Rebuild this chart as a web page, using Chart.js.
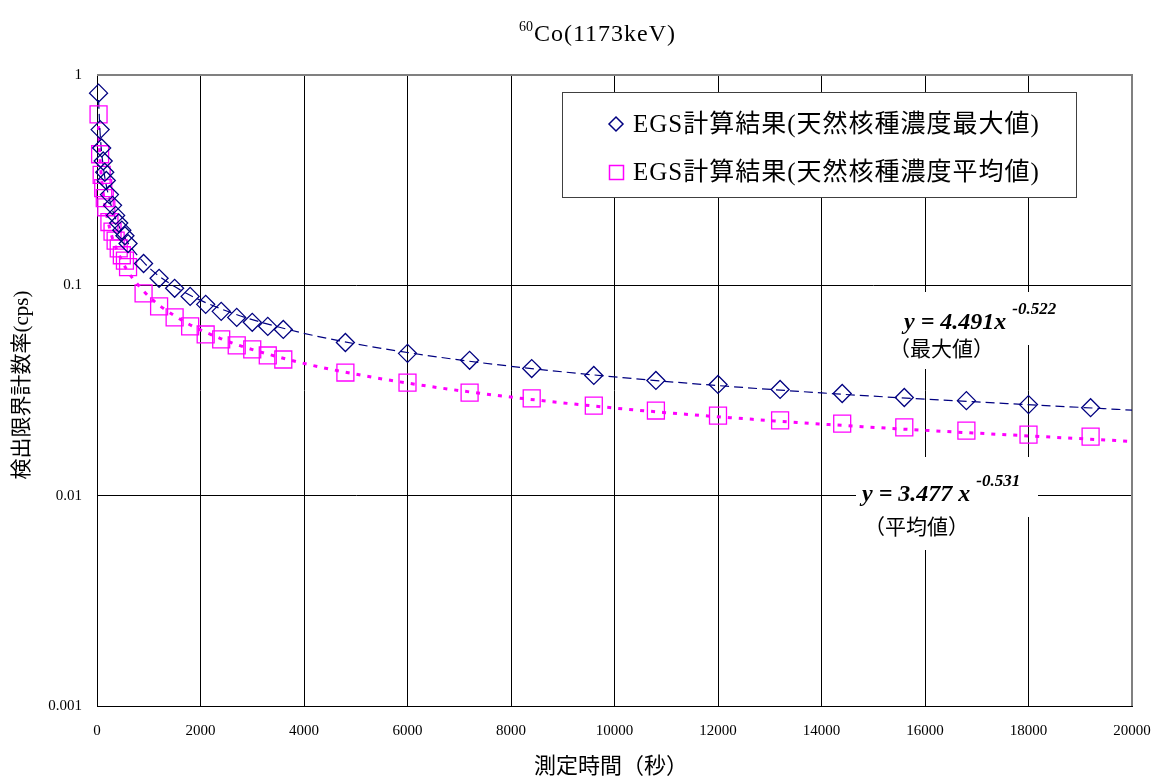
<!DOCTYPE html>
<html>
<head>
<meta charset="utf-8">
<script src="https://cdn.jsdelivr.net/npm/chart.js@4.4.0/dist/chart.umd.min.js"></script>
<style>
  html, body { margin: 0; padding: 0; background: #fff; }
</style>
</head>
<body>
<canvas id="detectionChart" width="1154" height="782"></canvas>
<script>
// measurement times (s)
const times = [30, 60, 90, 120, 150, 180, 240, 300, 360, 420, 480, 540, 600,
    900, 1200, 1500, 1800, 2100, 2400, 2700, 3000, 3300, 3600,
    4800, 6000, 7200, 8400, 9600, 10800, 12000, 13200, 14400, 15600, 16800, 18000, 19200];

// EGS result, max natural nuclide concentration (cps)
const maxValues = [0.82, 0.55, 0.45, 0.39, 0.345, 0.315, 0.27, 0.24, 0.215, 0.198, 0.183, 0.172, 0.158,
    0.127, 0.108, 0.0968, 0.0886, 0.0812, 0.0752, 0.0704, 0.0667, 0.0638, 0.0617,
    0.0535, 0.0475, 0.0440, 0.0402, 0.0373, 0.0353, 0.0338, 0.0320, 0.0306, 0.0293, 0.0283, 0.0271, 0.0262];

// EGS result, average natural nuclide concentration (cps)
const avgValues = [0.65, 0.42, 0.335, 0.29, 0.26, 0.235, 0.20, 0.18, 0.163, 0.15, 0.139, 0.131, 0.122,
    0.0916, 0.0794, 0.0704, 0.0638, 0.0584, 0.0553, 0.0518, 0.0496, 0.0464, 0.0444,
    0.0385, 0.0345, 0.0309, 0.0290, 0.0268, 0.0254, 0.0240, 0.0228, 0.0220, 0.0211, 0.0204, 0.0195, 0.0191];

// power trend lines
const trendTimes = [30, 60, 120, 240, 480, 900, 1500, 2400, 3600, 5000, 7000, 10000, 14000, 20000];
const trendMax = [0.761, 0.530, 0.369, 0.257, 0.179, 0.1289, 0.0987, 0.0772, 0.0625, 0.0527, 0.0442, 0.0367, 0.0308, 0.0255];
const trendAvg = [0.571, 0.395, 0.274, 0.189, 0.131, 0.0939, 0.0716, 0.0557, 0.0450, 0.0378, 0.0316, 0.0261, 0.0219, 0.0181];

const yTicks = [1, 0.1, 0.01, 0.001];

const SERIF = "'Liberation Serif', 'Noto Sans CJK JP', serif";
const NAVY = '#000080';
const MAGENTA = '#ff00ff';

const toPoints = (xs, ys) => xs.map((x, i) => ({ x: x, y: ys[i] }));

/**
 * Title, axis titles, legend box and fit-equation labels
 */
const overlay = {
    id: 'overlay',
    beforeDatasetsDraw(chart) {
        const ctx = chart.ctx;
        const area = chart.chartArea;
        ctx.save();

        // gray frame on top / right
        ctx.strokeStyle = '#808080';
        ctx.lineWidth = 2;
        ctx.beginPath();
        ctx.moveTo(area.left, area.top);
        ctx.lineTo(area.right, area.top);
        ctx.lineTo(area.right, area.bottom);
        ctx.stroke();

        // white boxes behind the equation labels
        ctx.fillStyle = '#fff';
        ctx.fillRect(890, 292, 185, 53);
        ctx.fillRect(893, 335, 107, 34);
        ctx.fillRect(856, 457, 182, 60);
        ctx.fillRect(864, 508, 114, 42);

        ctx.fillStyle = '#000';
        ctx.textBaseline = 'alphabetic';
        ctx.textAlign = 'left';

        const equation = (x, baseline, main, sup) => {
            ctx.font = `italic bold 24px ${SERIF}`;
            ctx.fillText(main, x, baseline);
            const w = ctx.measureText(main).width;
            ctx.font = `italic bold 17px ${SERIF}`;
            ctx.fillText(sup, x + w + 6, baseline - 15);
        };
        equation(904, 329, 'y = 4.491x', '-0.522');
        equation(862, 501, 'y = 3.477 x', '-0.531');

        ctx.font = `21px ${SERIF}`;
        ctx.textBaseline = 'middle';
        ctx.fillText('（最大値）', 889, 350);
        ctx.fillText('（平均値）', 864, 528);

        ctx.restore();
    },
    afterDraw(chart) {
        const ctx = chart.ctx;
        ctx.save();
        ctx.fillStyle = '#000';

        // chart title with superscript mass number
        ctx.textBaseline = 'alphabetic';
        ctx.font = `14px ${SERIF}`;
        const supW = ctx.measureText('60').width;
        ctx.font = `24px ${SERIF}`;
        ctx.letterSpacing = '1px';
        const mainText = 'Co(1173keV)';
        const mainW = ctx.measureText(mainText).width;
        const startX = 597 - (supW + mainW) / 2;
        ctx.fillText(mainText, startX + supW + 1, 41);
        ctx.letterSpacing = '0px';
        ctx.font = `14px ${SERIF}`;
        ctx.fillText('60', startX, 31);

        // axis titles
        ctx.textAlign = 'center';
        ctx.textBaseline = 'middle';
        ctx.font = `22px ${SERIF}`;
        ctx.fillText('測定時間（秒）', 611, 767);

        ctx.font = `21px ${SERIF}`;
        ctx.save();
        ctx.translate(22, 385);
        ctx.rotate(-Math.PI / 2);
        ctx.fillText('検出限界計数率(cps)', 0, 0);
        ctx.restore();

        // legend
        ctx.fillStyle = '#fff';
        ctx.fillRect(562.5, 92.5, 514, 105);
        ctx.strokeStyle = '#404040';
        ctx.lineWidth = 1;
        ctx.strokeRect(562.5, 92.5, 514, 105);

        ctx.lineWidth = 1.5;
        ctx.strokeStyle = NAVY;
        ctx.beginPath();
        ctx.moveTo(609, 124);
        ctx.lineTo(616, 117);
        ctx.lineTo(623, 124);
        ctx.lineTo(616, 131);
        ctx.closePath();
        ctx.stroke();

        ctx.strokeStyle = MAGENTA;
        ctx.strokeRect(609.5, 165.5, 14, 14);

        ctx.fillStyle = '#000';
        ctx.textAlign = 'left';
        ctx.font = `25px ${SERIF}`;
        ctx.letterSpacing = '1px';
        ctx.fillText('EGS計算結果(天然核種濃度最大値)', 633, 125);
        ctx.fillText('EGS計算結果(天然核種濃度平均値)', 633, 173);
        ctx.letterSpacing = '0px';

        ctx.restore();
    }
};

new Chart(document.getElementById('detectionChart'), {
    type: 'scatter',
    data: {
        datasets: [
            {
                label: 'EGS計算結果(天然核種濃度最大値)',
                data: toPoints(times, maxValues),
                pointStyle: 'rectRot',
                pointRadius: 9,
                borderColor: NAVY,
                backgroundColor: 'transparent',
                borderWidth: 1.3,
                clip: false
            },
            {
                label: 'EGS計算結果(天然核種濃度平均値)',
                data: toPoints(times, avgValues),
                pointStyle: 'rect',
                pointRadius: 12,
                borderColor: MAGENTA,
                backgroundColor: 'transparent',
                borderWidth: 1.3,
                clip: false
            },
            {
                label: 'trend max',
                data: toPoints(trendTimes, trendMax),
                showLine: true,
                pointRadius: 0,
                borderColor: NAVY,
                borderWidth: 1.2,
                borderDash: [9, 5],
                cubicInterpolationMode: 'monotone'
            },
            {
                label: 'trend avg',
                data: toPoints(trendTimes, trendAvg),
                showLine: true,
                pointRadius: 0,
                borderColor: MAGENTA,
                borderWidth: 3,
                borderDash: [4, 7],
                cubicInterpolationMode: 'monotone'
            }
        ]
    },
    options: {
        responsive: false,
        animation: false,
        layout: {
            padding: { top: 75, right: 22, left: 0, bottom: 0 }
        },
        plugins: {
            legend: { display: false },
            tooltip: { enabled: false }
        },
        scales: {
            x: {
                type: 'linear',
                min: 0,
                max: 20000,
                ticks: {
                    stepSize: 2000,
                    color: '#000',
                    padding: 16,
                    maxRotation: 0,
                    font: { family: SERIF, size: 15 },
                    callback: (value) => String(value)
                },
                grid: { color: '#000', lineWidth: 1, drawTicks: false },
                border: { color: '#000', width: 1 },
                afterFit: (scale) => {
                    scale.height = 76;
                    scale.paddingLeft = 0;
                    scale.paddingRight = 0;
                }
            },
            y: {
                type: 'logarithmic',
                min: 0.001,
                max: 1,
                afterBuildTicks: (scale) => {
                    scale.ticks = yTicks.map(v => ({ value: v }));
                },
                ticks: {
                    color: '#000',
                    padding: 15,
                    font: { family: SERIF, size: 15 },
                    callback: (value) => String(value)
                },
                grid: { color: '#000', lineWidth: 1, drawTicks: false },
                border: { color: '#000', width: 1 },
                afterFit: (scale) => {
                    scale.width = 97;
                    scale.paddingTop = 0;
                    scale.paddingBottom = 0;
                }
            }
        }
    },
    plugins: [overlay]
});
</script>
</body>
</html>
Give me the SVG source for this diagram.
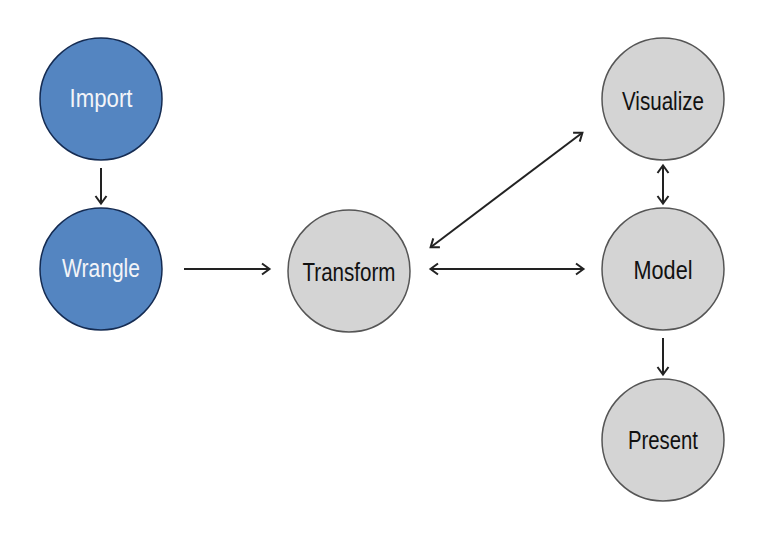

==================================================

Each line from the top of the material through the line containing "16800, 18000, 19200];" should be reproduced exactly; please drop any images.

▶ **TASK OUTPUT**
Rebuild this chart as a web page, using Chart.js.
<!DOCTYPE html>
<html>
<head>
<meta charset="utf-8">
<script src="https://cdn.jsdelivr.net/npm/chart.js@4.4.0/dist/chart.umd.min.js"></script>
<style>
  html, body { margin: 0; padding: 0; background: #fff; }
</style>
</head>
<body>
<canvas id="detectionChart" width="1154" height="782"></canvas>
<script>
// measurement times (s)
const times = [30, 60, 90, 120, 150, 180, 240, 300, 360, 420, 480, 540, 600,
    900, 1200, 1500, 1800, 2100, 2400, 2700, 3000, 3300, 3600,
    4800, 6000, 7200, 8400, 9600, 10800, 12000, 13200, 14400, 15600, 16800, 18000, 19200];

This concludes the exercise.